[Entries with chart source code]

════════════════

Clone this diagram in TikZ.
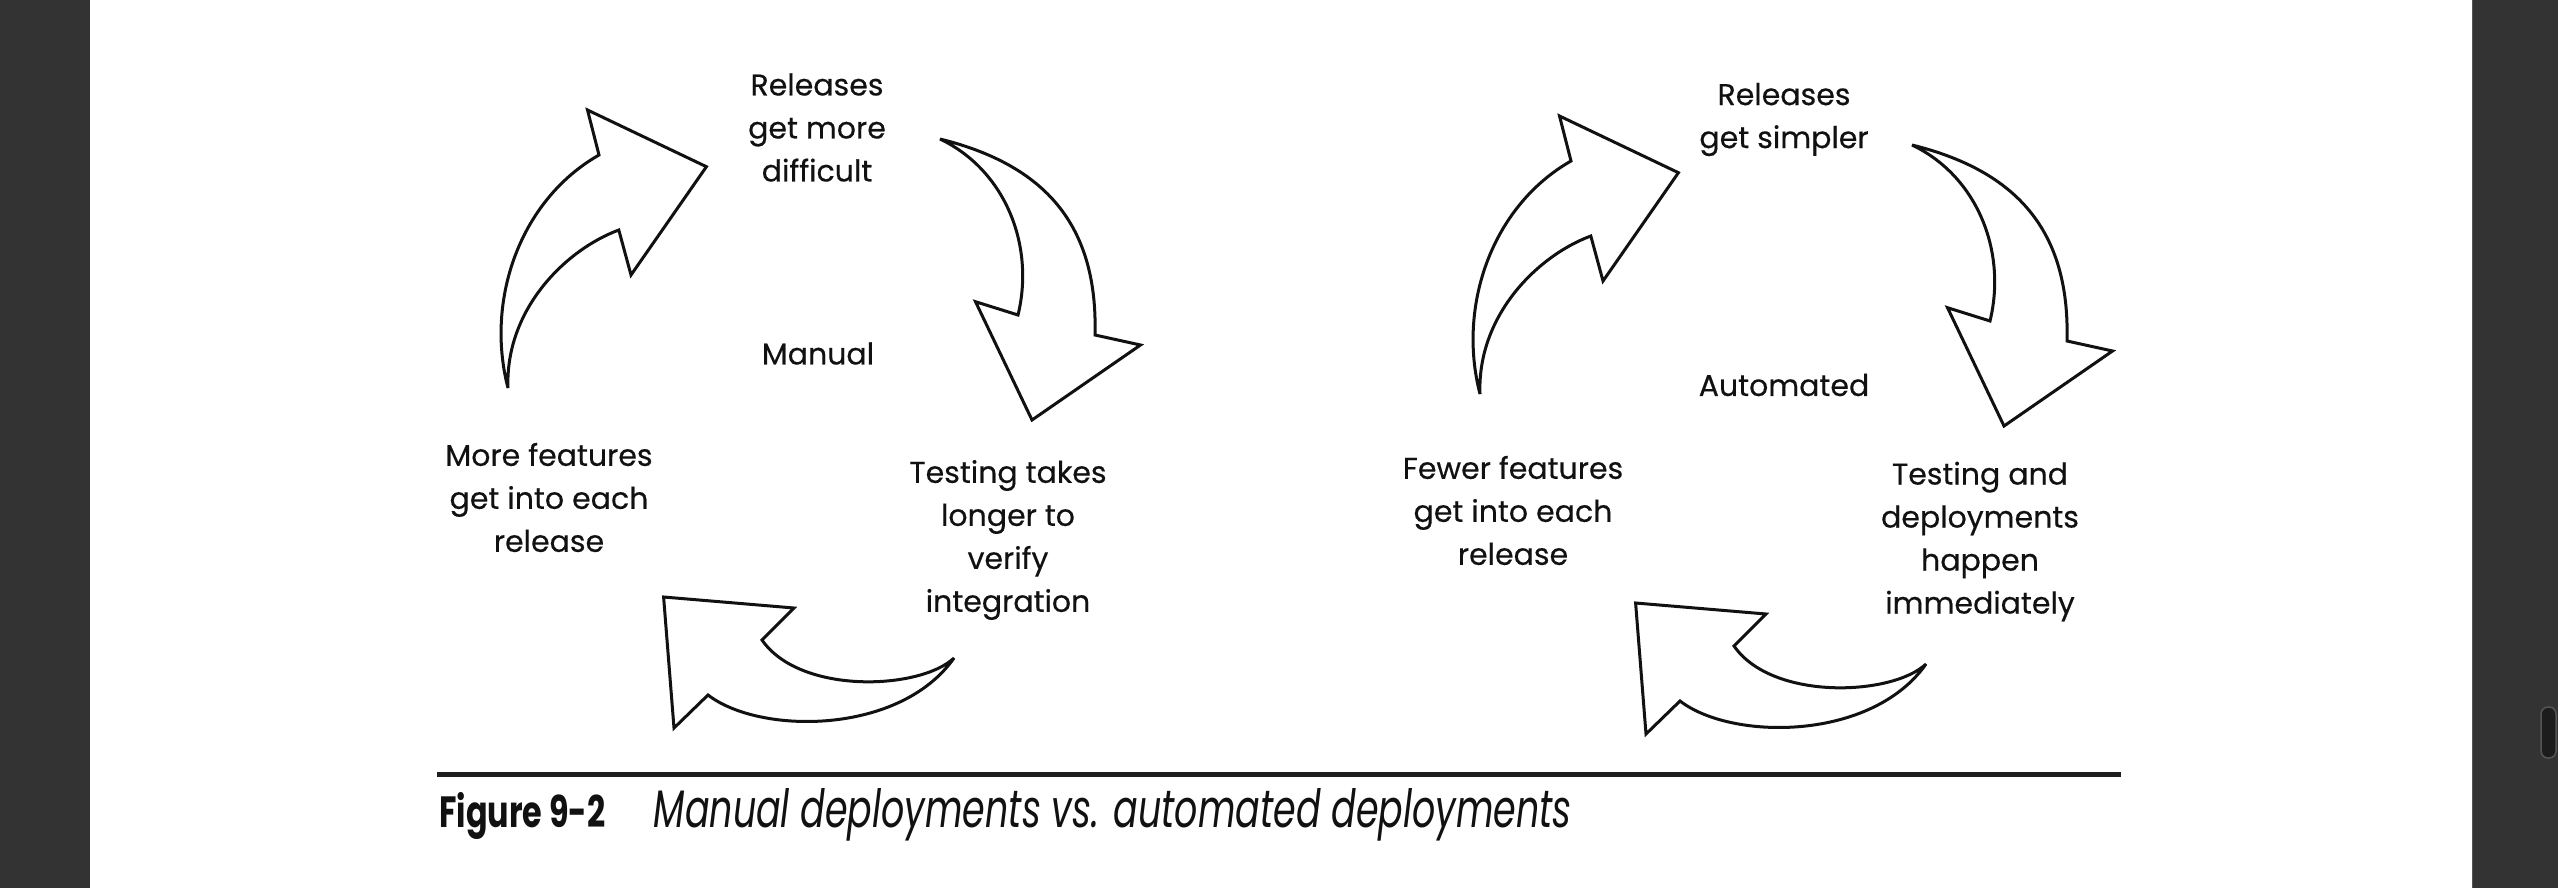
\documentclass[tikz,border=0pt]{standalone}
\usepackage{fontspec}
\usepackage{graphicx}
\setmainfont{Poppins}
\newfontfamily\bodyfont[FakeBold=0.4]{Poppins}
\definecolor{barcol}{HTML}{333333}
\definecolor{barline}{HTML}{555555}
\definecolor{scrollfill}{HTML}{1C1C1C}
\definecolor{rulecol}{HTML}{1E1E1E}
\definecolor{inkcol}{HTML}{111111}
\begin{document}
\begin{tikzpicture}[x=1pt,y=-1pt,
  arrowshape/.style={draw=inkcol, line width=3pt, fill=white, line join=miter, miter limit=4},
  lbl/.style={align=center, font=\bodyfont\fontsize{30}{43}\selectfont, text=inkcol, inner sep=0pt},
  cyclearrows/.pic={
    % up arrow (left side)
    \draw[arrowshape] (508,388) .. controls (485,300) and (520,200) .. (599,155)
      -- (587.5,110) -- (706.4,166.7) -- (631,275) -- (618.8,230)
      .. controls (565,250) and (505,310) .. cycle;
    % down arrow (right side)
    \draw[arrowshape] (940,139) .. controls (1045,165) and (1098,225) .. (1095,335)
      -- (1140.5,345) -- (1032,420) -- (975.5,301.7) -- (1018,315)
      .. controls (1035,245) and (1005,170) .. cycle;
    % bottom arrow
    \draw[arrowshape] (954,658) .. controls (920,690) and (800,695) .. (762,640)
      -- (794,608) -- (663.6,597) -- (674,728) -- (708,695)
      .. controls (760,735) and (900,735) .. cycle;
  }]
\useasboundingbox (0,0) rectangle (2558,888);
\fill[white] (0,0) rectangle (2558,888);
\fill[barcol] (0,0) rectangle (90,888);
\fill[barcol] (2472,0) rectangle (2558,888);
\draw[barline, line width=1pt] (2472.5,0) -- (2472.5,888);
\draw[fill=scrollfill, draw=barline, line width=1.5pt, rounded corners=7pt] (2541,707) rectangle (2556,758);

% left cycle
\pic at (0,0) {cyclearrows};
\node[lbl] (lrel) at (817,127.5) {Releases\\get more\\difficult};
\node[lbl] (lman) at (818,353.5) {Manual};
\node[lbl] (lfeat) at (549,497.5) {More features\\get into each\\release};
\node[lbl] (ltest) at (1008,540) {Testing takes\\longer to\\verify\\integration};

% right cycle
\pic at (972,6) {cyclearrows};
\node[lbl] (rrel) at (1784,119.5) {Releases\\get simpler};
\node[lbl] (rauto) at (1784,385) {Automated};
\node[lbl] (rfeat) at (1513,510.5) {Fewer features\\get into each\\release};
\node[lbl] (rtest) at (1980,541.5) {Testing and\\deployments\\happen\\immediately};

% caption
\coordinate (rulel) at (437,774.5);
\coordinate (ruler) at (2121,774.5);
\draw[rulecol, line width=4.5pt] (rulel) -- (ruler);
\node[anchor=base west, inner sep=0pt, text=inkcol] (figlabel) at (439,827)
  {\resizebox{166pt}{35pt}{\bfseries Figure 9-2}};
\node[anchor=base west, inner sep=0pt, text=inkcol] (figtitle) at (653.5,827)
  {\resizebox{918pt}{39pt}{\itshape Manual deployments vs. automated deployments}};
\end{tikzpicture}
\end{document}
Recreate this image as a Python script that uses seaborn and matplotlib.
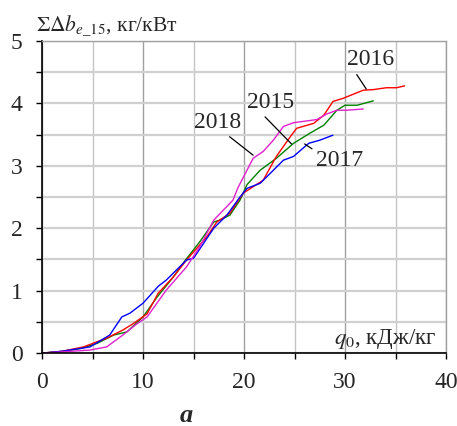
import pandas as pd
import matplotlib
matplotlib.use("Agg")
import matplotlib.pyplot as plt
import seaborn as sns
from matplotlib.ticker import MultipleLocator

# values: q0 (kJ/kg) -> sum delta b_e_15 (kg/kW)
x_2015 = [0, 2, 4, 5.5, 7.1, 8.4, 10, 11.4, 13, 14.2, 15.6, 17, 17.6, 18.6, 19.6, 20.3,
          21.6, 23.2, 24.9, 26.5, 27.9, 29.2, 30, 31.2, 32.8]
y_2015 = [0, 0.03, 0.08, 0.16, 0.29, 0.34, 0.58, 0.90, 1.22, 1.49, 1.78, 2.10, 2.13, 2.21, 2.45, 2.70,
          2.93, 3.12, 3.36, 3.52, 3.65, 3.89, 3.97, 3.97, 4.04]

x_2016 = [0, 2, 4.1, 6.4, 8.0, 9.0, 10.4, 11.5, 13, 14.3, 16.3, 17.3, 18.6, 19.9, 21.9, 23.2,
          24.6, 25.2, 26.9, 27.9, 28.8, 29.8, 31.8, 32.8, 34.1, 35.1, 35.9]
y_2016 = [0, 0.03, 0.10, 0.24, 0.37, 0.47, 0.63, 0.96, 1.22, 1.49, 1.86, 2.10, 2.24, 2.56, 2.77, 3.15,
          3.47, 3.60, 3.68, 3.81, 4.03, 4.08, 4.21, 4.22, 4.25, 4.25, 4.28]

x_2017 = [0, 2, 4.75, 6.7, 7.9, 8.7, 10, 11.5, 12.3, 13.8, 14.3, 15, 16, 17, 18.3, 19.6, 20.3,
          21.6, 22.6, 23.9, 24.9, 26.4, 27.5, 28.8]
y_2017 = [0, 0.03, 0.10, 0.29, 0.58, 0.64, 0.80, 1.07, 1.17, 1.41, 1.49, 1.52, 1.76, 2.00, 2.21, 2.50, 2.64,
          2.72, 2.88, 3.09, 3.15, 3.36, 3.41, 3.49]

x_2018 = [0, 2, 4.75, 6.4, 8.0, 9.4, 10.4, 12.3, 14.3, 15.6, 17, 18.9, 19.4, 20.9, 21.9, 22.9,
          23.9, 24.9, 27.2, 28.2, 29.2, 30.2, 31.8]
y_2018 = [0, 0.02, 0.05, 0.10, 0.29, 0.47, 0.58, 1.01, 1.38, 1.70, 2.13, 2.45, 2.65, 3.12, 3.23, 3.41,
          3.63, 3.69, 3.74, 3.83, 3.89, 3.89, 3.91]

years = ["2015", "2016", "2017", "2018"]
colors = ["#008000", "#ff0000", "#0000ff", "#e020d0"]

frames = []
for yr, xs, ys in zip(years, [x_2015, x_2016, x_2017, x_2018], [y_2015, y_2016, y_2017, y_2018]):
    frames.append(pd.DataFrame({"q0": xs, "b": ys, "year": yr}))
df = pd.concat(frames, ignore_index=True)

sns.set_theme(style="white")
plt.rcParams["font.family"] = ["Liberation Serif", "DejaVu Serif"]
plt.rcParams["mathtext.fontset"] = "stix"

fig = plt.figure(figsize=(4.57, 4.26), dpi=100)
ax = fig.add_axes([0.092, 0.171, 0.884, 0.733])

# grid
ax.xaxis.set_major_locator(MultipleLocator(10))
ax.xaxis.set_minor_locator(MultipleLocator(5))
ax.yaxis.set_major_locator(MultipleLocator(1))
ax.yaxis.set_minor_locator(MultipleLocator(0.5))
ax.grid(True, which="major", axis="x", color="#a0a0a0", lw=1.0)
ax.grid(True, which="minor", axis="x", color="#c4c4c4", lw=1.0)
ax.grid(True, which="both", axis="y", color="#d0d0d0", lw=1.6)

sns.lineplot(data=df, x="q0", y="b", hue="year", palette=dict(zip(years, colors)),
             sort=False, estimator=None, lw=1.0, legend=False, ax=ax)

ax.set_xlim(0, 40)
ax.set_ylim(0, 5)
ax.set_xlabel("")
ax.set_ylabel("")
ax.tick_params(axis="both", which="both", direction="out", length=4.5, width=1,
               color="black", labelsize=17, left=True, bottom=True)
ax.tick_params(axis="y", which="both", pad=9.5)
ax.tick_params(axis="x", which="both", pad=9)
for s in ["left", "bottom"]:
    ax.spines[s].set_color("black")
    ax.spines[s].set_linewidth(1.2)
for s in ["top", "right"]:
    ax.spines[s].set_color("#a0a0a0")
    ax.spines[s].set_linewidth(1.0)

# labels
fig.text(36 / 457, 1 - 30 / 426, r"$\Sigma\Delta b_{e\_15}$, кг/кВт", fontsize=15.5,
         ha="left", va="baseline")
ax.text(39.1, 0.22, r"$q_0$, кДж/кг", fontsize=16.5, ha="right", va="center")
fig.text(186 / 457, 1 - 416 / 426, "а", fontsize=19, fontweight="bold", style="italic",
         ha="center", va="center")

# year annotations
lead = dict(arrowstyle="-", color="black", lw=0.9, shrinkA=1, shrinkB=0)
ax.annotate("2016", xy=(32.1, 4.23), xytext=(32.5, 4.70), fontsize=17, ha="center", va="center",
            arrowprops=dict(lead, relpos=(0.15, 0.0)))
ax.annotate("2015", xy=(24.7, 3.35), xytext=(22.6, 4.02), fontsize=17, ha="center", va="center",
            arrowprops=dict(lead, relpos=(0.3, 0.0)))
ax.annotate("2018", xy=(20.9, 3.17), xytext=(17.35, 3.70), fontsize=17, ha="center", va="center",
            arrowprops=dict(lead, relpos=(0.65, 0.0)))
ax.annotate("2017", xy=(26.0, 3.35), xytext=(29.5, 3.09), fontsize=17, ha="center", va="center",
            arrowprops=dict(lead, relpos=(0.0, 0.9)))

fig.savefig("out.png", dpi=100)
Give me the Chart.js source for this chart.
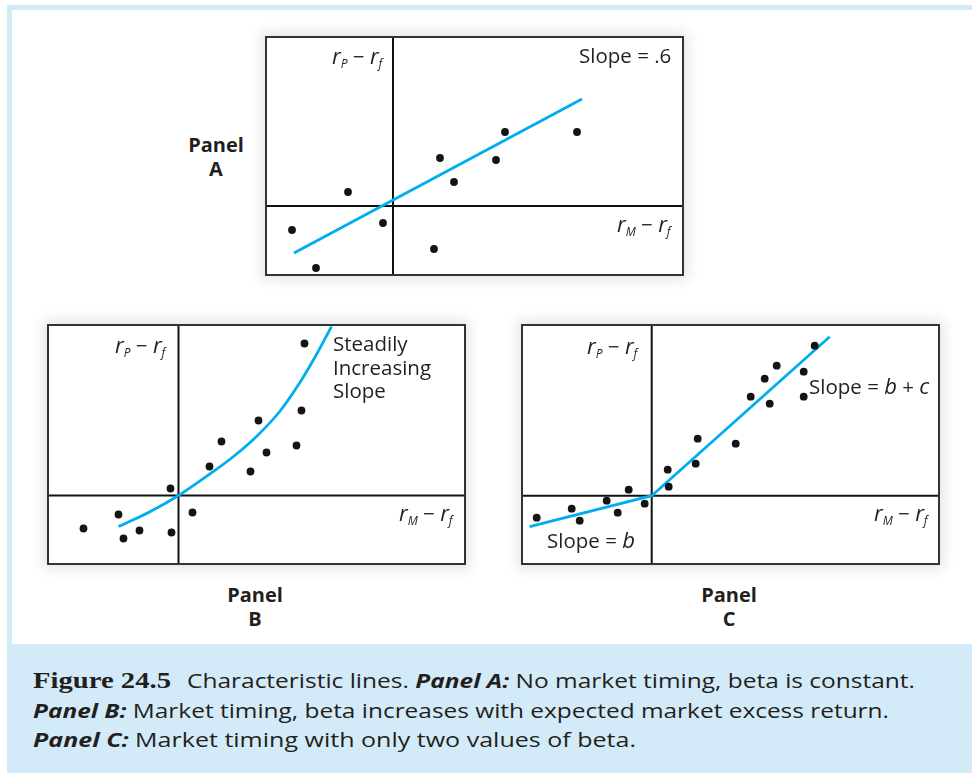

════════════════

Write out, exactly and with nothing added, everything from the line with "Recreate this image" down to the line with "4.25, 4.25, 4.28]", both included. Drop any pictures.

_TASK RESULT_:
Recreate this image as a Python script that uses seaborn and matplotlib.
import pandas as pd
import matplotlib
matplotlib.use("Agg")
import matplotlib.pyplot as plt
import seaborn as sns
from matplotlib.ticker import MultipleLocator

# values: q0 (kJ/kg) -> sum delta b_e_15 (kg/kW)
x_2015 = [0, 2, 4, 5.5, 7.1, 8.4, 10, 11.4, 13, 14.2, 15.6, 17, 17.6, 18.6, 19.6, 20.3,
          21.6, 23.2, 24.9, 26.5, 27.9, 29.2, 30, 31.2, 32.8]
y_2015 = [0, 0.03, 0.08, 0.16, 0.29, 0.34, 0.58, 0.90, 1.22, 1.49, 1.78, 2.10, 2.13, 2.21, 2.45, 2.70,
          2.93, 3.12, 3.36, 3.52, 3.65, 3.89, 3.97, 3.97, 4.04]

x_2016 = [0, 2, 4.1, 6.4, 8.0, 9.0, 10.4, 11.5, 13, 14.3, 16.3, 17.3, 18.6, 19.9, 21.9, 23.2,
          24.6, 25.2, 26.9, 27.9, 28.8, 29.8, 31.8, 32.8, 34.1, 35.1, 35.9]
y_2016 = [0, 0.03, 0.10, 0.24, 0.37, 0.47, 0.63, 0.96, 1.22, 1.49, 1.86, 2.10, 2.24, 2.56, 2.77, 3.15,
          3.47, 3.60, 3.68, 3.81, 4.03, 4.08, 4.21, 4.22, 4.25, 4.25, 4.28]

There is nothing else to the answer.